* _TASK INSTRUCTIONS_
Write out the listing, please, but only from its first line through the line containing "N_ROWS = 79", exactly as given and without pictures.

* _INFORMATION SUPPLIED_
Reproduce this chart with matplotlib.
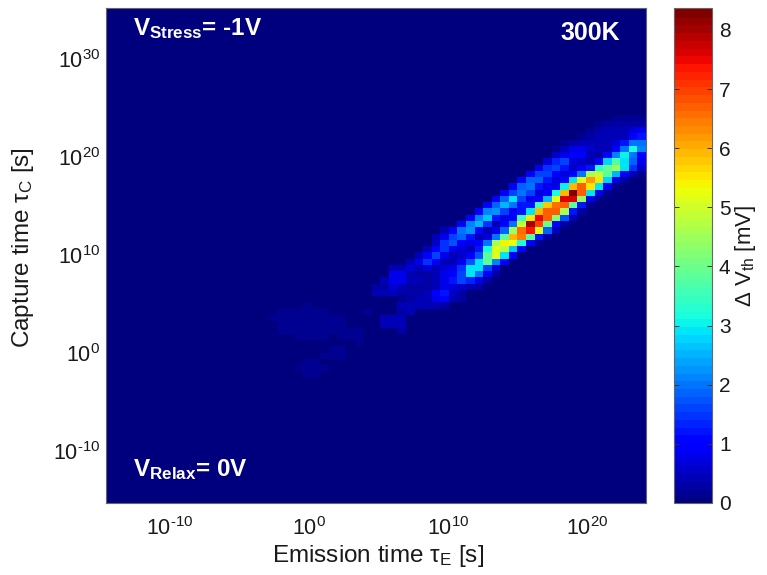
import numpy as np
import matplotlib

matplotlib.use("Agg")
import matplotlib.pyplot as plt

plt.rcParams["font.family"] = ["Liberation Sans", "DejaVu Sans"]
plt.rcParams["mathtext.fontset"] = "custom"
plt.rcParams["mathtext.rm"] = "Liberation Sans"
plt.rcParams["mathtext.bf"] = "Liberation Sans:bold"
plt.rcParams["mathtext.default"] = "regular"

N_COLS = 63
N_ROWS = 79

# decades covered by the axes
x_range = [-14.64, 24.21]
y_range = [-15.25, 35.25]
x_ticks = [-10, 0, 10, 20]
y_ticks = [-10, 0, 10, 20, 30]
cbar_ticks = [0, 1, 2, 3, 4, 5, 6, 7, 8]
vmax = 8.37

# rows counted from the top, columns counted from the right edge
band_rows = list(range(17, 49))
band_first_col = [
    3, 5, 6, 7, 9, 10, 10, 11, 12, 13, 14, 15, 16, 17, 18, 19,
    20, 21, 23, 24, 24, 25, 26, 27, 29, 29, 30, 31, 31, 28, 28, 28,
]
band_values = [
    [0.2, 0.2, 0.2, 0.2],
    [0.2, 0.3, 0.3, 0.3, 0.3, 0.3],
    [0.2, 0.3, 0.4, 0.4, 0.4, 0.7, 0.8],
    [0.2, 0.3, 0.4, 0.5, 0.5, 0.4, 1.0, 1.3],
    [0.2, 0.3, 0.4, 0.5, 0.5, 0.4, 0.7, 1.2, 2.0, 2.0],
    [0.2, 0.4, 0.8, 0.8, 0.6, 0.4, 0.5, 1.0, 2.0, 3.2, 2.2],
    [0.6, 0.9, 1.1, 1.0, 0.4, 0.3, 1.1, 2.2, 3.1, 2.0, 1.1],
    [0.7, 1.4, 1.6, 0.7, 0.6, 0.4, 1.0, 2.8, 3.7, 3.0, 1.9, 0.8],
    [0.8, 1.5, 1.6, 1.2, 0.6, 0.9, 1.3, 3.3, 4.0, 4.5, 2.9, 1.5, 0.6],
    [1.0, 1.6, 1.7, 1.1, 0.7, 1.0, 2.0, 4.6, 4.9, 3.9, 2.5, 1.0, 0.4, 0.2],
    [1.0, 1.9, 1.9, 1.2, 0.7, 1.0, 3.0, 5.2, 6.2, 5.5, 2.8, 0.9, 0.3],
    [1.0, 1.9, 2.0, 1.2, 0.9, 0.9, 3.1, 6.0, 6.8, 5.5, 3.0, 0.9, 0.2],
    [1.0, 1.7, 2.0, 1.6, 0.7, 1.0, 3.2, 5.9, 8.3, 6.7, 3.0, 0.8, 0.2],
    [1.0, 1.9, 3.0, 1.7, 0.8, 1.0, 2.6, 5.3, 7.6, 7.6, 4.4, 0.9, 0.2],
    [1.0, 1.9, 2.5, 2.0, 1.2, 1.2, 3.6, 5.8, 6.6, 6.7, 3.8, 1.2, 0.2],
    [1.0, 2.2, 2.3, 1.6, 1.0, 1.3, 3.0, 6.0, 6.7, 6.7, 4.6, 1.2, 0.3],
    [1.0, 2.2, 2.7, 1.3, 0.8, 1.0, 3.5, 5.6, 7.5, 6.8, 4.2, 1.8, 0.4],
    [1.1, 2.2, 2.6, 1.5, 0.5, 1.0, 2.0, 4.9, 8.0, 7.0, 4.0, 1.0, 0.3],
    [0.4, 1.0, 2.0, 2.3, 1.1, 0.5, 0.8, 1.9, 4.5, 6.6, 7.4, 5.2, 1.9, 0.4],
    [0.4, 0.8, 1.7, 1.9, 1.2, 0.5, 0.7, 2.0, 3.9, 6.0, 6.5, 3.8, 1.3, 0.3],
    [0.6, 1.5, 1.8, 1.0, 0.8, 1.0, 2.0, 4.6, 5.4, 5.3, 3.2, 1.0, 0.2],
    [0.5, 1.0, 1.5, 0.8, 0.7, 0.5, 1.3, 3.2, 5.2, 4.8, 2.7, 1.0],
    [0.4, 1.0, 1.6, 0.8, 0.5, 0.6, 1.0, 1.8, 3.9, 5.2, 2.9, 1.0],
    [0.4, 0.9, 1.5, 1.0, 0.5, 0.5, 0.9, 1.8, 2.9, 3.8, 2.1, 1.0],
    [0.4, 0.5, 0.7, 0.5, 0.7, 0.5, 0.7, 0.9, 1.5, 3.0, 3.0, 1.6, 0.7],
    [0.8, 0.8, 0.4, 0.3, 0.3, 0.4, 0.8, 1.0, 1.7, 3.0, 2.0, 1.0, 0.3],
    [0.4, 0.8, 0.8, 0.5, 0.4, 0.3, 0.4, 0.9, 1.3, 1.6, 1.4, 0.8, 0.3],
    [0.3, 0.3, 0.7, 0.5, 0.3, 0.3, 0.3, 0.4, 0.9, 0.7, 0.6, 0.4, 0.3],
    [0.4, 0.4, 0.5, 0.3, 0.3, 0.3, 0.4, 1.0, 1.2, 0.6, 0.3],
    [0.2, 0.3, 0.4, 0.5, 0.9, 1.0, 0.5, 0.3],
    [0.5, 0.5, 0.4, 0.4, 0.5, 0.3],
    [0.3, 0.4],
]

# faint cells further down the diagonal: row, first col, last col, value
faint_rows = [47, 48, 48, 49, 49, 50, 50, 51, 51, 52, 52, 53, 54, 55, 56, 57, 58]
faint_first = [39, 32, 42, 43, 30, 42, 30, 42, 28, 40, 35, 33, 36, 37, 39, 40, 39]
faint_last = [39, 32, 37, 35, 28, 35, 28, 33, 28, 37, 33, 33, 35, 35, 38, 37, 38]
faint_value = [0.2, 0.25, 0.2, 0.2, 0.45, 0.2, 0.45, 0.2, 0.3, 0.2, 0.2, 0.2, 0.2, 0.2, 0.2, 0.2, 0.15]

grid = np.zeros((N_ROWS, N_COLS))
for r, first, vals in zip(band_rows, band_first_col, band_values):
    for i, v in enumerate(vals):
        grid[r, N_COLS - 1 - (first - i)] = v
for r, first, last, v in zip(faint_rows, faint_first, faint_last, faint_value):
    for k in range(last, first + 1):
        grid[r, N_COLS - 1 - k] = v

W, H = 767, 575
fig = plt.figure(figsize=(W / 100, H / 100), dpi=100)


def px_axes(left, top, right, bottom):
    return fig.add_axes([left / W, 1 - bottom / H, (right - left) / W, (bottom - top) / H])


def decade_label(d):
    return "10$^{\\mathrm{%s}}$" % (r"\text{-}%d" % -d if d < 0 else "%d" % d)


ax = px_axes(105.5, 8, 645.5, 503)
cmap = plt.get_cmap("jet", 64)
im = ax.imshow(grid, cmap=cmap, vmin=0, vmax=vmax, aspect="auto", interpolation="nearest",
               extent=[x_range[0], x_range[1], y_range[0], y_range[1]], origin="upper")
ax.set_xticks(x_ticks)
ax.set_xticklabels([decade_label(d) for d in x_ticks])
ax.set_yticks(y_ticks)
ax.set_yticklabels([decade_label(d) for d in y_ticks])
ax.tick_params(length=0, labelsize=15.5, colors="#1a1a1a")
ax.tick_params(axis="x", pad=10)
ax.tick_params(axis="y", pad=4)
ax.set_xlabel("Emission time τ$_{\\mathrm{E}}$ [s]", fontsize=17.5, color="#1a1a1a", labelpad=2, x=0.504)
ax.set_ylabel("Capture time τ$_{\\mathrm{C}}$ [s]", fontsize=17.5, color="#1a1a1a")
ax.yaxis.set_label_coords(-0.129, 0.517)
for s in ax.spines.values():
    s.set_color("#666666")
    s.set_linewidth(0.8)

ax.text(0.051, 0.945, "V$_{\\mathbf{Stress}}$= -1V", transform=ax.transAxes, color="white",
        fontsize=17.5, fontweight="bold", va="baseline", ha="left")
ax.text(0.953, 0.935, "300K", transform=ax.transAxes, color="white",
        fontsize=18, fontweight="bold", va="baseline", ha="right")
ax.text(0.051, 0.0545, "V$_{\\mathbf{Relax}}$= 0V", transform=ax.transAxes, color="white",
        fontsize=17.5, fontweight="bold", va="baseline", ha="left")

cax = px_axes(674, 8, 712, 503)
cbar = fig.colorbar(im, cax=cax, ticks=cbar_ticks)
cbar.solids.set_edgecolor("face")
cbar.ax.tick_params(direction="in", left=True, right=True, length=3.5, width=0.7,
                    labelsize=15, labelcolor="#1a1a1a", color="#333333", pad=5)
cbar.set_label("Δ V$_{\\mathrm{th}}$ [mV]", fontsize=16, color="#1a1a1a", rotation=90, labelpad=2)
cbar.outline.set_edgecolor("#666666")
cbar.outline.set_linewidth(0.8)

fig.savefig("out.png", dpi=100)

* _COMPLETE RESPONSE_
Reproduce this chart with matplotlib.
import numpy as np
import matplotlib

matplotlib.use("Agg")
import matplotlib.pyplot as plt

plt.rcParams["font.family"] = ["Liberation Sans", "DejaVu Sans"]
plt.rcParams["mathtext.fontset"] = "custom"
plt.rcParams["mathtext.rm"] = "Liberation Sans"
plt.rcParams["mathtext.bf"] = "Liberation Sans:bold"
plt.rcParams["mathtext.default"] = "regular"

N_COLS = 63
N_ROWS = 79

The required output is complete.